Neil Fisher, The Times, 2 April 2007
They’d been flirting for a while now, but this was the night that things really got serious between Joyce DiDonato and the Wigmore Hall audience. “Open your heart,” she commanded in the opening Spanish serenade by Bizet, while assuming a Carmenesque pose on the platform, and the response was instant capitulation. So seduced were some that they almost forgot their Wigmore vows about not clapping between song collections.
But then it is a remarkable package that DiDonato offers: a mezzo cast in milk chocolate, but so smooth and agile that it can reach up to a diamond-bright soprano as well as sink to a rich, chesty alto.
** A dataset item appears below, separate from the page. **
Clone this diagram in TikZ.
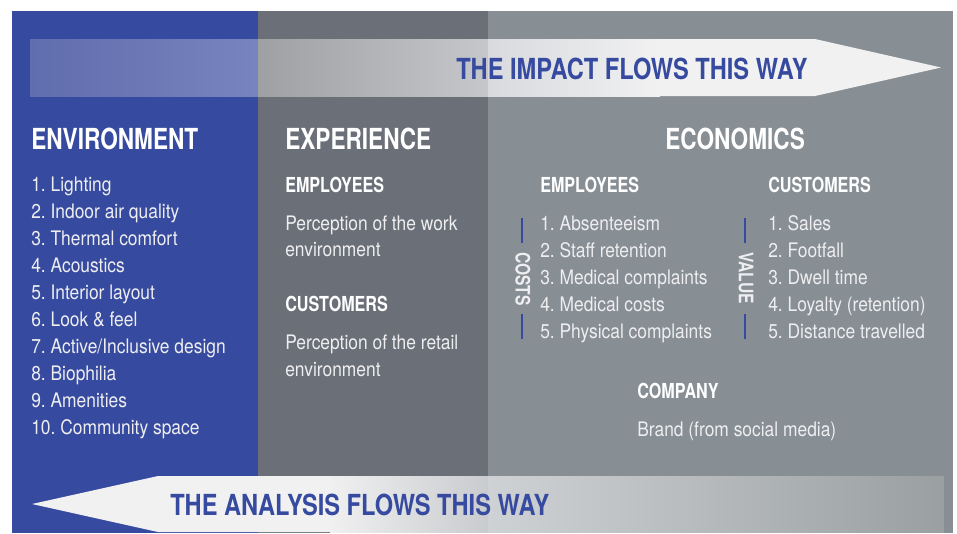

And then there is the instinctive charisma: she is always engaging, always sparking off her accompanist (here Julius Drake), and always intelligently shaping the verse and text.
Erica Jeal,The Guardian, Wednesday 4 April 2007
4 stars
Joyce DiDonato’s acclaim this side of the Atlantic has been less of a rise, more of an explosion. Barely 18 months since the Kansas mezzo’s UK stage debut, in the Royal Opera’s Barber of Seville, this recital was so oversubscribed it was virtually impossible for anyone outside the Wigmore’s rarefied Friends group to get a ticket. And the audience would not let her go without hearing one of her calling-card Rossini arias, in this case Una voce poco fa.
A showstopper in every way, this encore came as an exclamation mark at the end of a more smoothly punctuated main programme; indeed, the repertoire in the first half was a touch subdued.
DiDonato began with five songs by Bizet – whose Ouvre ton coeur shows the young composer who would eventually write Carmen already dabbling in Spanish sounds – with pianist Julius Drake supplying strumming guitar rhythms. The relentlessly even word-setting in some of the later songs formed a greater challenge to DiDonato’s expressive imagination, but in Farewell of the Arabian Hostess, she reeled us in with long, slow crescendos and compelling introspection.
Rossini’s Joan of Arc saw DiDonato on more familiar ground, stylishly negotiated. But this monologue, essentially a slow and a fast aria linked together, takes a while to catch fire, and here, especially, Drake could have been more extrovert.
However, the entirely Iberian second half raised the temperature. Perhaps it’s only natural that DiDonato, so well schooled in Rossinian decoration, should be able to wrap her weighty yet gleaming voice deftly around those little Spanish twists. Everything seemed natural and heartfelt as she captured, with Drake, the mournful passion of Granados’ three Maja Dolorosa songs, brought a touch of chesty cantaora sound to De Falla’s spirited Polo, and finally threw off Montsalvatge’s Canto Negro like the star she is rapidly becoming.